Michael A Humphreys said...

David,

The current crisis is entirely a function of the 1986 Amnesty signed by Reagan, which was sold as 'reform' with better enforcement. Instead, the number of illegal immigrants rose from about 5 million in 1986 to 20-25 million thirty years later. Amnesty encourages just more law-breaking (by both workers and employers).

I call my immigration proposal the Sinai-Jordan Covenant. A border wall along the U.S.-Mexican border identical to the one running down the Sinai Peninsula along the Israeli- Egyptian border. Immigration laws exactly as the late Barbara Jordan wanted them to be, including mandatory E-Verify with swift and severe enforcement against _employers_, and a reduction in legal immigration to about half a million a year. We also need to limit 'family reunification' to spouses and children.

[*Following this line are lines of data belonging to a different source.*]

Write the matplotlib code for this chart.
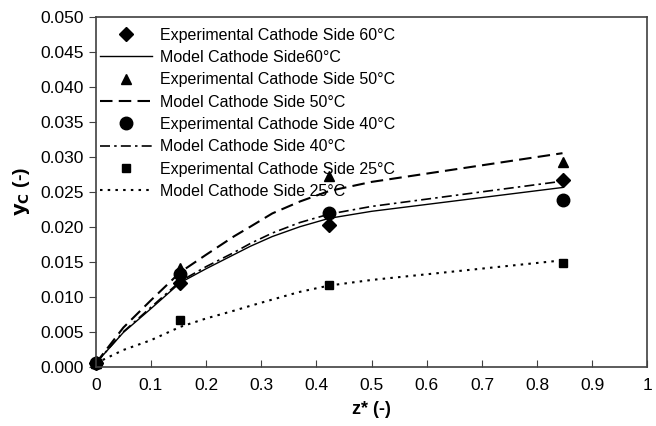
import matplotlib

matplotlib.use("Agg")
import matplotlib.pyplot as plt

plt.rcParams["font.family"] = ["Liberation Sans", "DejaVu Sans"]

# experimental points
z_exp = [0.0, 0.153, 0.423, 0.846]
exp_60 = [0.0005, 0.0120, 0.0203, 0.0267]
exp_50 = [0.0005, 0.0141, 0.0272, 0.0293]
exp_40 = [0.0005, 0.0133, 0.0220, 0.0238]
exp_25 = [0.0005, 0.0067, 0.0117, 0.0148]

# model curves
z_mod = [0.0, 0.05, 0.1, 0.153, 0.2, 0.25, 0.28, 0.32, 0.37, 0.423, 0.5, 0.846]
mod_60 = [0.0005, 0.0049, 0.0083, 0.0120, 0.0140, 0.0160, 0.0172, 0.0186, 0.0200, 0.0212, 0.0222, 0.0256]
mod_50 = [0.0005, 0.0056, 0.0095, 0.0135, 0.0160, 0.0186, 0.0200, 0.0219, 0.0236, 0.0251, 0.0264, 0.0305]
mod_40 = [0.0005, 0.0050, 0.0085, 0.0122, 0.0143, 0.0163, 0.0176, 0.0191, 0.0206, 0.0218, 0.0229, 0.0265]
mod_25 = [0.0005, 0.0024, 0.0038, 0.0057, 0.0069, 0.0080, 0.0087, 0.0096, 0.0107, 0.0116, 0.0124, 0.0152]

x_ticks = [0, 0.1, 0.2, 0.3, 0.4, 0.5, 0.6, 0.7, 0.8, 0.9, 1]
x_labels = ["0", "0.1", "0.2", "0.3", "0.4", "0.5", "0.6", "0.7", "0.8", "0.9", "1"]
y_ticks = [0.0, 0.005, 0.01, 0.015, 0.02, 0.025, 0.03, 0.035, 0.04, 0.045, 0.05]

fig = plt.figure(figsize=(6.56, 4.26), dpi=100)
ax = fig.add_axes([0.146, 0.139, 0.841, 0.822])

ax.plot(z_exp, exp_60, "D", color="black", ms=7, clip_on=False, label="Experimental Cathode Side 60°C")
ax.plot(z_mod, mod_60, "-", color="black", lw=1.0, label="Model Cathode Side60°C")
ax.plot(z_exp, exp_50, "^", color="black", ms=7, clip_on=False, label="Experimental Cathode Side 50°C")
ax.plot(z_mod, mod_50, "--", color="black", lw=1.5, dashes=(6, 3), label="Model Cathode Side 50°C")
ax.plot(z_exp, exp_40, "o", color="black", ms=9, clip_on=False, label="Experimental Cathode Side 40°C")
ax.plot(z_mod, mod_40, "-.", color="black", lw=1.2, dashes=(6, 2.5, 1.5, 2.5), label="Model Cathode Side 40°C")
ax.plot(z_exp, exp_25, "s", color="black", ms=5.5, clip_on=False, label="Experimental Cathode Side 25°C")
ax.plot(z_mod, mod_25, ":", color="black", lw=1.5, dashes=(1.2, 2.5), label="Model Cathode Side 25°C")

ax.set_xlim(0, 1)
ax.set_ylim(0, 0.05)
ax.set_xticks(x_ticks)
ax.set_xticklabels(x_labels)
ax.set_yticks(y_ticks)
ax.set_yticklabels([f"{v:.3f}" for v in y_ticks])
ax.tick_params(axis="x", direction="in", length=5, labelsize=12.5, pad=8, color="#404040")
ax.tick_params(axis="y", direction="out", length=5, labelsize=12.5, color="#404040")
for spine in ax.spines.values():
    spine.set_edgecolor("#404040")
    spine.set_linewidth(1.2)

ax.set_xlabel("z* (-)", fontsize=13, fontweight="bold", labelpad=6)
ax.set_ylabel(r"$\mathbf{y_C}$ (-)", fontsize=14, fontweight="bold", labelpad=6)

ax.legend(loc="upper left", bbox_to_anchor=(0.0, 0.98), frameon=False, fontsize=11.5,
          handlelength=3.25, handletextpad=0.5, labelspacing=0.46,
          borderpad=0.1, borderaxespad=0.15)

fig.savefig("out.png", dpi=100)
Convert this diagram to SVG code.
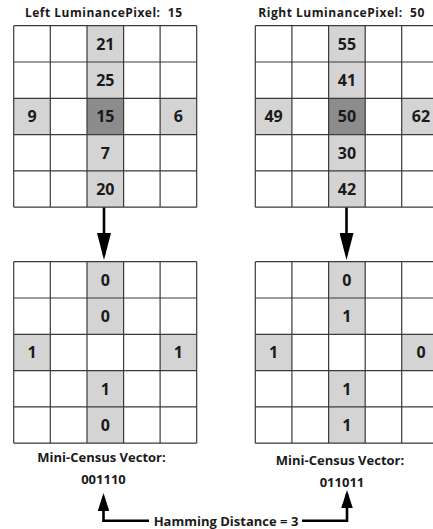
<svg xmlns="http://www.w3.org/2000/svg" width="433" height="529" viewBox="0 0 433 529">
<style>
.bg{fill:#ffffff}
.lt{fill:#d4d4d4}
.dk{fill:#8c8c8c}
.gl{fill:none;stroke:#3a3a3a;stroke-width:1.2}
.v{font-family:"Open Sans","Liberation Sans",sans-serif;font-weight:bold;font-size:16px;fill:#1a1a1a;text-anchor:middle}
.t{font-family:"Open Sans","Liberation Sans",sans-serif;font-weight:bold;font-size:12px;fill:#1a1a1a}
.m{font-family:"Open Sans","Liberation Sans",sans-serif;font-weight:bold;font-size:13px;fill:#1a1a1a;text-anchor:middle}
.c{fill:none;stroke:#000;stroke-width:2.6}
</style>
<defs>
<marker id="big" markerUnits="userSpaceOnUse" markerWidth="27" markerHeight="14" refX="22" refY="7" orient="auto" viewBox="0 0 27 14">
<path d="M0,0 L27,7 L0,14 Z" fill="#000"/>
</marker>
<marker id="small" markerUnits="userSpaceOnUse" markerWidth="18" markerHeight="11.5" refX="14" refY="5.75" orient="auto" viewBox="0 0 18 11.5">
<path d="M0,0 L18,5.75 L0,11.5 Z" fill="#000"/>
</marker>
</defs>

<g id="left-title"><text class="t" x="25" y="17.3" textLength="157" lengthAdjust="spacing" xml:space="preserve">Left LuminancePixel:  15</text></g>
<g id="right-title"><text class="t" x="258.3" y="17.3" textLength="166" lengthAdjust="spacing" xml:space="preserve">Right LuminancePixel:  50</text></g>

<g id="left-luminance">
<rect class="bg" x="13.7" y="25.7" width="183" height="181.5"/>
<rect class="lt" x="87.0" y="25.7" width="36.6" height="181.5"/>
<rect class="lt" x="13.7" y="98.3" width="36.6" height="36.3"/>
<rect class="lt" x="160.1" y="98.3" width="36.6" height="36.3"/>
<rect class="dk" x="87.0" y="98.3" width="36.6" height="36.3"/>
<path class="gl" d="M13.7,25.7V207.2M50.3,25.7V207.2M87,25.7V207.2M123.6,25.7V207.2M160.1,25.7V207.2M196.7,25.7V207.2M13.7,25.7H196.7M13.7,62H196.7M13.7,98.3H196.7M13.7,134.6H196.7M13.7,170.9H196.7M13.7,207.2H196.7"/>
<text class="v" x="105.3" y="49.7">21</text>
<text class="v" x="105.3" y="86">25</text>
<text class="v" x="32" y="122.3">9</text>
<text class="v" x="105.3" y="122.3">15</text>
<text class="v" x="178.4" y="122.3">6</text>
<text class="v" x="105.3" y="158.6">7</text>
<text class="v" x="105.3" y="194.9">20</text>
</g>

<g id="right-luminance">
<rect class="bg" x="255.3" y="25.7" width="183" height="181.5"/>
<rect class="lt" x="328.6" y="25.7" width="36.6" height="181.5"/>
<rect class="lt" x="255.3" y="98.3" width="36.6" height="36.3"/>
<rect class="lt" x="401.7" y="98.3" width="36.6" height="36.3"/>
<rect class="dk" x="328.6" y="98.3" width="36.6" height="36.3"/>
<path class="gl" d="M255.3,25.7V207.2M291.9,25.7V207.2M328.6,25.7V207.2M365.2,25.7V207.2M401.7,25.7V207.2M438.3,25.7V207.2M255.3,25.7H438.3M255.3,62H438.3M255.3,98.3H438.3M255.3,134.6H438.3M255.3,170.9H438.3M255.3,207.2H438.3"/>
<text class="v" x="346.9" y="49.7">55</text>
<text class="v" x="346.9" y="86">41</text>
<text class="v" x="273.6" y="122.3">49</text>
<text class="v" x="346.9" y="122.3">50</text>
<text class="v" x="421" y="122.3">62</text>
<text class="v" x="346.9" y="158.6">30</text>
<text class="v" x="346.9" y="194.9">42</text>
</g>

<g id="left-census">
<rect class="bg" x="13.7" y="261.7" width="183" height="181.5"/>
<rect class="lt" x="87.0" y="261.7" width="36.6" height="72.6"/>
<rect class="lt" x="87.0" y="370.6" width="36.6" height="72.6"/>
<rect class="lt" x="13.7" y="334.3" width="36.6" height="36.3"/>
<rect class="lt" x="160.1" y="334.3" width="36.6" height="36.3"/>
<path class="gl" d="M13.7,261.7V443.2M50.3,261.7V443.2M87,261.7V443.2M123.6,261.7V443.2M160.1,261.7V443.2M196.7,261.7V443.2M13.7,261.7H196.7M13.7,298H196.7M13.7,334.3H196.7M13.7,370.6H196.7M13.7,406.9H196.7M13.7,443.2H196.7"/>
<text class="v" x="105.3" y="285.7">0</text>
<text class="v" x="105.3" y="322">0</text>
<text class="v" x="32" y="358.3">1</text>
<text class="v" x="178.4" y="358.3">1</text>
<text class="v" x="105.3" y="394.6">1</text>
<text class="v" x="105.3" y="430.9">0</text>
</g>

<g id="right-census">
<rect class="bg" x="255.3" y="261.7" width="183" height="181.5"/>
<rect class="lt" x="328.6" y="261.7" width="36.6" height="72.6"/>
<rect class="lt" x="328.6" y="370.6" width="36.6" height="72.6"/>
<rect class="lt" x="255.3" y="334.3" width="36.6" height="36.3"/>
<rect class="lt" x="401.7" y="334.3" width="36.6" height="36.3"/>
<path class="gl" d="M255.3,261.7V443.2M291.9,261.7V443.2M328.6,261.7V443.2M365.2,261.7V443.2M401.7,261.7V443.2M438.3,261.7V443.2M255.3,261.7H438.3M255.3,298H438.3M255.3,334.3H438.3M255.3,370.6H438.3M255.3,406.9H438.3M255.3,443.2H438.3"/>
<text class="v" x="346.9" y="285.7">0</text>
<text class="v" x="346.9" y="322">1</text>
<text class="v" x="273.6" y="358.3">1</text>
<text class="v" x="421" y="358.3">0</text>
<text class="v" x="346.9" y="394.6">1</text>
<text class="v" x="346.9" y="430.9">1</text>
</g>

<g id="left-vector">
<text class="m" x="101.5" y="462">Mini-Census Vector:</text>
<text class="m" x="103.5" y="484.3">001110</text>
</g>
<g id="right-vector">
<text class="m" x="340" y="465">Mini-Census Vector:</text>
<text class="m" x="342" y="487.3">011011</text>
</g>
<g id="hamming"><text class="m" x="226" y="525.5">Hamming Distance = 3</text></g>

<g id="connectors">
<path class="c" d="M104,207.5V255" marker-end="url(#big)"/>
<path class="c" d="M346.5,207.5V255" marker-end="url(#big)"/>
<path class="c" d="M149,520.8H103.5V497" marker-end="url(#small)"/>
<path class="c" d="M302,520.8H347V494" marker-end="url(#small)"/>
</g>
</svg>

My compromise for current illegal aliens who have been here for an extended period of time would be permanent green card status with no hope of citizenship. There must be _some_ cost to breaking our laws. This would also entirely block chain migration driven by illegal immigration.

I simply cannot understand why the Left doesn't see mass immigration as mass scab labor pushed relentlessly by the Chamber of Commerce.